Class StatsSchemaHelper

Object
io.delta.kernel.internal.skipping.StatsSchemaHelper

public class StatsSchemaHelper extends Object
Provides information and utilities for statistics columns given a table schema. Specifically, it is used to:
  1. Get the expected statistics schema given a table schema
  2. Check if a Literal or Column is skipping eligible
  3. Get the statistics column for a given stat type and logical column
  • Constructor Details

    • StatsSchemaHelper

      public StatsSchemaHelper(StructType dataSchema)
  • Method Details

    • isSkippingEligibleLiteral

      public static boolean isSkippingEligibleLiteral(Literal literal)
      Returns true if the given literal is skipping-eligible.
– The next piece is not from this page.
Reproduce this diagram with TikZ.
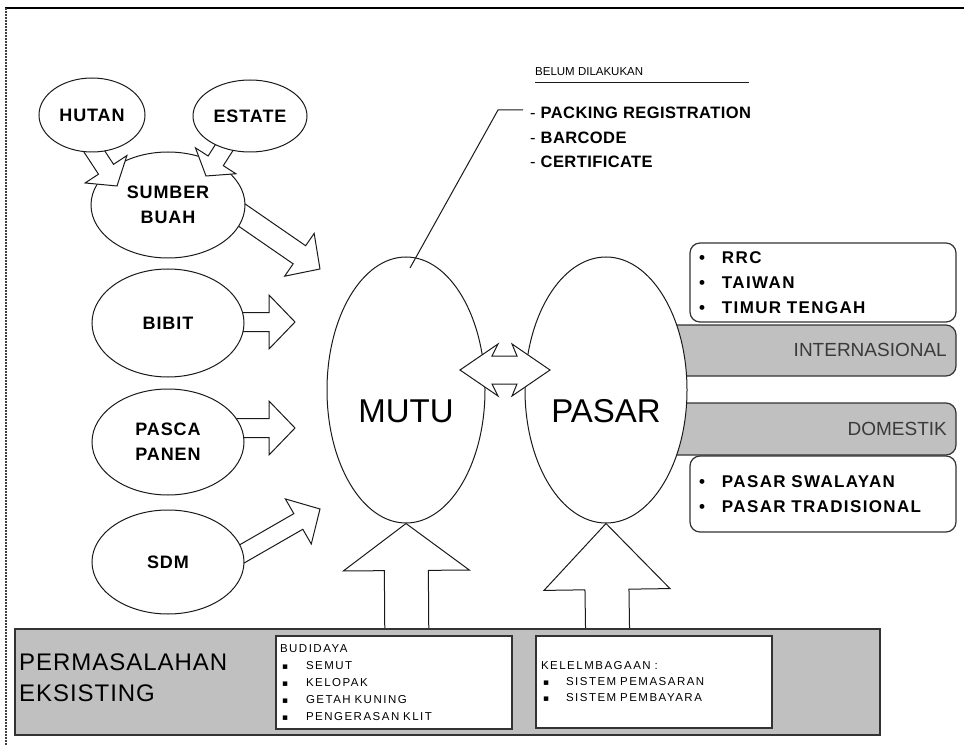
\documentclass[tikz,border=0pt]{standalone}
\usepackage{fontspec}
\setmainfont{Liberation Sans}
\newfontfamily\dgOvalFace[LetterSpace=5]{Liberation Sans}
\newfontfamily\dgListFace[LetterSpace=8]{Liberation Sans}
\newfontfamily\dgSmallFace[LetterSpace=13]{Liberation Sans}
\newfontfamily\dgWideFace[LetterSpace=4]{Liberation Sans}
\newfontfamily\dgNoteFace[LetterSpace=2.5]{Liberation Sans}
\newfontfamily\dgSymFace{DejaVu Sans}
\usetikzlibrary{shapes.geometric,calc}
\pgfdeclarelayer{back}
\pgfdeclarelayer{mid}
\pgfdeclarelayer{front}
\pgfsetlayers{back,main,mid,front}

\definecolor{panel}{HTML}{C0C0C0}
\definecolor{edge}{HTML}{333333}
\definecolor{ink}{HTML}{1A1A1A}
\definecolor{bandtext}{HTML}{3A3A3A}

\newcommand\dgOval{\dgOvalFace\bfseries\fontsize{18}{25}\selectfont}
\newcommand\dgBig{\fontsize{33}{36}\selectfont}
\newcommand\dgList{\dgListFace\bfseries\fontsize{17}{25}\selectfont}
\newcommand\dgBand{\fontsize{19}{22}\selectfont}
\newcommand\dgSmall{\dgSmallFace\fontsize{11.5}{17.2}\selectfont}
\newcommand\dgIssue{\dgWideFace\fontsize{24}{31}\selectfont}
\newcommand\dgNote{\dgNoteFace\fontsize{16.5}{24.5}\selectfont}
\newcommand\dgSq{{\dgSymFace\fontsize{9}{10}\selectfont ▪}}

% Block arrow from #1 to #2: shaft half-width #3, head half-width #4, head length #5
\newcommand\blockarrow[5]{%
  \path let \p1=($(#2)-(#1)$) in \pgfextra{%
    \pgfmathsetmacro\dgLen{veclen(\x1,\y1)}%
    \pgfmathsetmacro\dgAng{atan2(\y1,\x1)}%
    \xdef\dgLen{\dgLen}\xdef\dgAng{\dgAng}};
  \begin{scope}[shift={(#1)},rotate=\dgAng]
    \draw[blockarrow]
      (0pt,#3pt) -- ({\dgLen pt-#5pt},#3pt) -- ({\dgLen pt-#5pt},#4pt)
      -- (\dgLen pt,0pt)
      -- ({\dgLen pt-#5pt},-#4pt) -- ({\dgLen pt-#5pt},-#3pt) -- (0pt,-#3pt) -- cycle;
  \end{scope}}

\tikzset{
  oval/.style={ellipse, draw=ink, line width=1pt, fill=white, inner sep=0pt,
    align=center, font=\dgOval},
  bigoval/.style={ellipse, draw=ink, line width=1pt, fill=white, inner sep=0pt,
    font=\dgBig},
  blockarrow/.style={draw=ink, line width=1pt, fill=white, line join=miter},
  band/.style={fill=panel, draw=edge, line width=1.2pt, rounded corners=10pt},
  listbox/.style={draw=edge, line width=1.2pt, fill=white, rounded corners=10pt,
    inner ysep=0pt, inner xsep=9pt, align=left, font=\dgList},
  issuebox/.style={draw=edge, line width=1.5pt, fill=white, inner ysep=0pt,
    align=left, font=\dgSmall},
  bandlabel/.style={anchor=east, inner sep=0pt, font=\dgBand, text=bandtext},
}

\begin{document}
\begin{tikzpicture}[x=1pt,y=-1pt]
\useasboundingbox (0,0) rectangle (964,746);
\begin{pgfonlayer}{back}
  \fill[white] (0,0) rectangle (964,746);
\end{pgfonlayer}

% outer frame (top and left edges only)
\draw[black, line width=2pt] (5,8) -- (964,8);
\draw[black!75, line width=1.4pt, dash pattern=on 2pt off 1pt] (6,8) -- (6,746);

% ---------- main ovals ----------
\node[oval, minimum width=154pt, minimum height=106pt] (sumber) at (168,205) {SUMBER\\BUAH};
\node[oval, minimum width=152pt, minimum height=108pt] (bibit) at (168,323) {BIBIT};
\node[oval, minimum width=152pt, minimum height=106pt] (pasca) at (168,442) {PASCA\\PANEN};
\node[oval, minimum width=152pt, minimum height=104pt] (sdm) at (168,562) {SDM};
\node[bigoval, minimum width=158pt, minimum height=266pt] (mutu) at (406,390)
  {\raisebox{-32pt}[0pt][0pt]{MUTU}};
\node[bigoval, minimum width=162pt, minimum height=266pt] (pasar) at (606,390)
  {\raisebox{-32pt}[0pt][0pt]{PASAR}};

% ---------- market segments ----------
\begin{pgfonlayer}{back}
  \draw[band] (640,325) rectangle (956,376);
  \draw[band] (640,403) rectangle (956,455);
\end{pgfonlayer}
\node[bandlabel] (intlLabel) at (947,350) {INTERNASIONAL};
\node[bandlabel] (domLabel) at (947,429) {DOMESTIK};

\node[listbox, minimum width=266pt, minimum height=79pt, text width=248pt] (export) at (823,282.5)
  {\makebox[23pt][l]{•}RRC\\\makebox[23pt][l]{•}TAIWAN\\\makebox[23pt][l]{•}TIMUR TENGAH};
\node[listbox, minimum width=266pt, minimum height=76pt, text width=248pt] (local) at (823,494)
  {\makebox[23pt][l]{•}PASAR SWALAYAN\\\makebox[23pt][l]{•}PASAR TRADISIONAL};

% ---------- existing problems ----------
\node[draw=edge, line width=1.5pt, fill=panel, minimum width=865pt, minimum height=106pt,
  inner sep=0pt] (issues) at (447.5,682) {};
\node[anchor=west, align=left, inner sep=0pt, font=\dgIssue] (issuesTitle) at (19,678)
  {PERMASALAHAN\\EKSISTING};
\node[issuebox, minimum width=236pt, minimum height=93pt, text width=228pt, inner xsep=4pt]
  (budidaya) at (394,682.5)
  {BUDIDAYA\\\makebox[26pt][l]{\hspace{2pt}\dgSq}SEMUT\\\makebox[26pt][l]{\hspace{2pt}\dgSq}KELOPAK\\
   \makebox[26pt][l]{\hspace{2pt}\dgSq}GETAH KUNING\\\makebox[26pt][l]{\hspace{2pt}\dgSq}PENGERASAN KLIT};
\node[issuebox, minimum width=236pt, minimum height=92pt, text width=226pt, inner xsep=5pt,
  font=\dgSmallFace\fontsize{11.5}{16}\selectfont]
  (lembaga) at (654,682)
  {KELELMBAGAAN :\\\makebox[25pt][l]{\hspace{2pt}\dgSq}SISTEM PEMASARAN\\\makebox[25pt][l]{\hspace{2pt}\dgSq}SISTEM PEMBAYARA};

% ---------- arrows into MUTU and up from the problems ----------
\coordinate (sumberTail) at (220,200);
\coordinate (sumberTip) at (320,269);
\coordinate (bibitTail) at (200,322);
\coordinate (bibitTip) at (295,322);
\coordinate (pascaTail) at (200,428);
\coordinate (pascaTip) at (295,428);
\coordinate (sdmTail) at (200,578);
\coordinate (sdmTip) at (320,509);
\coordinate (mutuFoot) at (407,660);
\coordinate (pasarFoot) at (608,660);
\begin{pgfonlayer}{back}
  \blockarrow{sumberTail}{sumberTip}{11}{26}{25}
  \blockarrow{bibitTail}{bibitTip}{9.5}{27}{26}
  \blockarrow{pascaTail}{pascaTip}{9.5}{27}{26}
  \blockarrow{sdmTail}{sdmTip}{9}{26}{25}
  \blockarrow{mutuFoot}{mutu.south}{22}{63}{47}
  \blockarrow{pasarFoot}{pasar.south}{22}{63}{66}
\end{pgfonlayer}

% ---------- sources feeding SUMBER BUAH ----------
\begin{pgfonlayer}{front}
  \node[oval, minimum width=106pt, minimum height=74pt] (hutan) at (92,115) {HUTAN};
  \node[oval, minimum width=114pt, minimum height=72pt] (estate) at (250,116) {ESTATE};
\end{pgfonlayer}
\coordinate (hutanTail) at (77,125);
\coordinate (hutanTip) at (117,186);
\coordinate (estateTail) at (245,115);
\coordinate (estateTip) at (206,176);
\begin{pgfonlayer}{mid}
  \blockarrow{hutanTail}{hutanTip}{9}{25}{20}
  \blockarrow{estateTail}{estateTip}{9}{24}{18}
\end{pgfonlayer}

% ---------- two-way link between MUTU and PASAR ----------
\coordinate (link) at (505,370);
\begin{pgfonlayer}{front}
  \begin{scope}[shift={(link)}]
    \draw[blockarrow] (-45,0) -- (-7,-26) -- (-13,-14) -- (12,-14) -- (7,-26) -- (45,0)
      -- (7,26) -- (12,14) -- (-13,14) -- (-7,26) -- cycle;
  \end{scope}
\end{pgfonlayer}

% ---------- pending actions note ----------
\node[anchor=west, inner sep=0pt, font=\fontsize{11.5}{13}\selectfont] (pending) at (535,72)
  {BELUM DILAKUKAN};
\coordinate (ruleStart) at (535,83);
\coordinate (ruleEnd) at (749,83);
\draw[ink, line width=1pt] (ruleStart) -- (ruleEnd);
\node[anchor=west, align=left, inner sep=0pt, font=\dgNote] (todo)
  at (530,137.5)
  {- {\bfseries PACKING REGISTRATION}\\- {\bfseries BARCODE}\\- {\bfseries CERTIFICATE}};
\coordinate (calloutFoot) at (410,268);
\coordinate (calloutBend) at (498,110);
\coordinate (calloutEnd) at (523,110);
\begin{pgfonlayer}{front}
  \draw[ink, line width=1pt] (calloutFoot) -- (calloutBend) -- (calloutEnd);
\end{pgfonlayer}
\end{tikzpicture}
\end{document}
Delta tracks min/max stats for a limited set of data types and only literals of those types are skipping eligible.
    • getStatsSchema

      public static StructType getStatsSchema(StructType dataSchema)
      Returns the expected statistics schema given a table schema. Here is an example of a data schema along with the schema of the statistics that would be collected. Data Schema: {{{ |-- a: struct (nullable = true) | |-- b: struct (nullable = true) | | |-- c: long (nullable = true) }}} Collected Statistics: {{{ |-- stats: struct (nullable = true) | |-- numRecords: long (nullable = false) | |-- minValues: struct (nullable = false) | | |-- a: struct (nullable = false) | | | |-- b: struct (nullable = false) | | | | |-- c: long (nullable = true) | |-- maxValues: struct (nullable = false) | | |-- a: struct (nullable = false) | | | |-- b: struct (nullable = false) | | | | |-- c: long (nullable = true) | |-- nullCount: struct (nullable = false) | | |-- a: struct (nullable = false) | | | |-- b: struct (nullable = false) | | | | |-- c: long (nullable = true) }}}
    • getMinColumn

      public Column getMinColumn(Column column)
      Given a logical column in the data schema provided when creating this, return the corresponding MIN column in the statistic schema that stores the MIN values for the provided logical column.
    • getMaxColumn

      public Column getMaxColumn(Column column)
      Given a logical column in the data schema provided when creating this, return the corresponding MAX column in the statistic schema that stores the MAX values for the provided logical column.
    • getNullCountColumn

      public Column getNullCountColumn(Column column)
      Given a logical column in the data schema provided when creating this, return the corresponding NULL_COUNT column in the statistic schema that stores the null count values for the provided logical column.
    • getNumRecordsColumn

      public Column getNumRecordsColumn()
      Returns the NUM_RECORDS column in the statistic schema
    • isSkippingEligibleMinMaxColumn

      public boolean isSkippingEligibleMinMaxColumn(Column column)
      Returns true if the given column is skipping-eligible using min/max statistics. This means the column exists, is a leaf column, and is of a skipping-eligible data-type.
    • isSkippingEligibleNullCountColumn

      public boolean isSkippingEligibleNullCountColumn(Column column)
      Returns true if the given column is skipping-eligible using null count statistics. This means the column exists and is a leaf column as we only collect stats for leaf columns.